LAWRENCE: State tells school districts, freeze nonessential spending

By Lea Kahn, Staff Writer
The word from state Commissioner of Education Lucille Davy is “freeze” — as in “freeze all nonessential and discretionary spending in each school district,” which the Lawrence Township public school district had begun to do even before the commissioner made her request.
    Commissioner Davy sent a letter last month to all school districts that recommended freezing nonessential and discretionary spending for the rest of the school year. She wrote that she was attempting to identify state mandates and requirements that could be lifted to ease the financial burden.
    “Given the uncertainty of the magnitude and impact of a prolonged national recession on our state’s fiscal situation, I am recommending that you immediately take the same steps (to freeze spending) that we have taken in the Department,” Commissioner Davy stated in the Jan. 16 letter.
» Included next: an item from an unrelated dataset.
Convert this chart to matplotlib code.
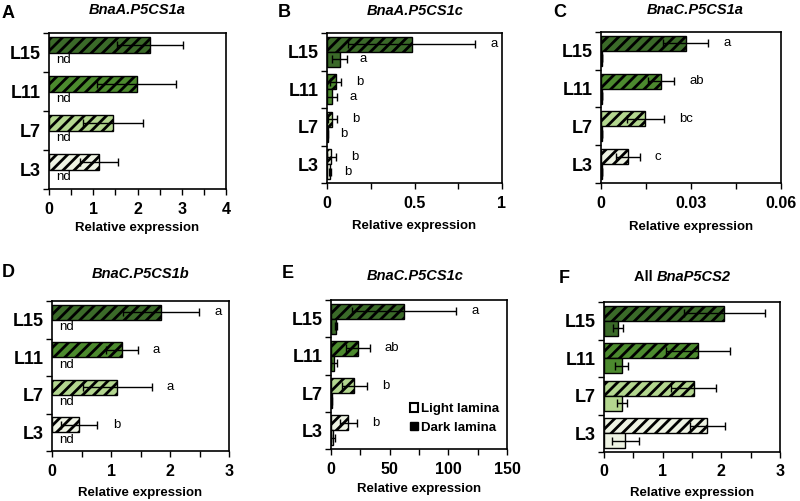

    State revenues are declining and the demand for social services is climbing, leaving the state with at least a $2.1 billion gap in the fiscal year 2009 budget, she wrote. The state has reduced state spending by $600 million, but the deficit still must be addressed.
    Gov. Jon Corzine implemented additional budget cuts across all state departments and agencies, and has frozen all discretionary spending —including at the state Department of Education, Commissioner Davy wrote, and that’s why she has made the same request.
    In the Lawrence school district, Superintendent of Schools Philip Meara ordered a spending freeze even before the district received Commissioner Davy’s letter, said Thomas Eldridge, school district business administrator.
    “We were doing the same exact thing as the Department of Education at the same time,” Mr. Eldridge said. “Only essential items are going to continue — a program or a project. But where we can defer, we do. For example, if we were planning on replacing a copy machine, it might have to wait.”
    But if the district is halfway through a project, such as the installation of solar panels on each school building, the district is not going to stop that project, Mr. Eldridge said. Projects such as the solar panels and the installation of new windows and doors at the Lawrence Intermediate School and Lawrence High School will continue, he said.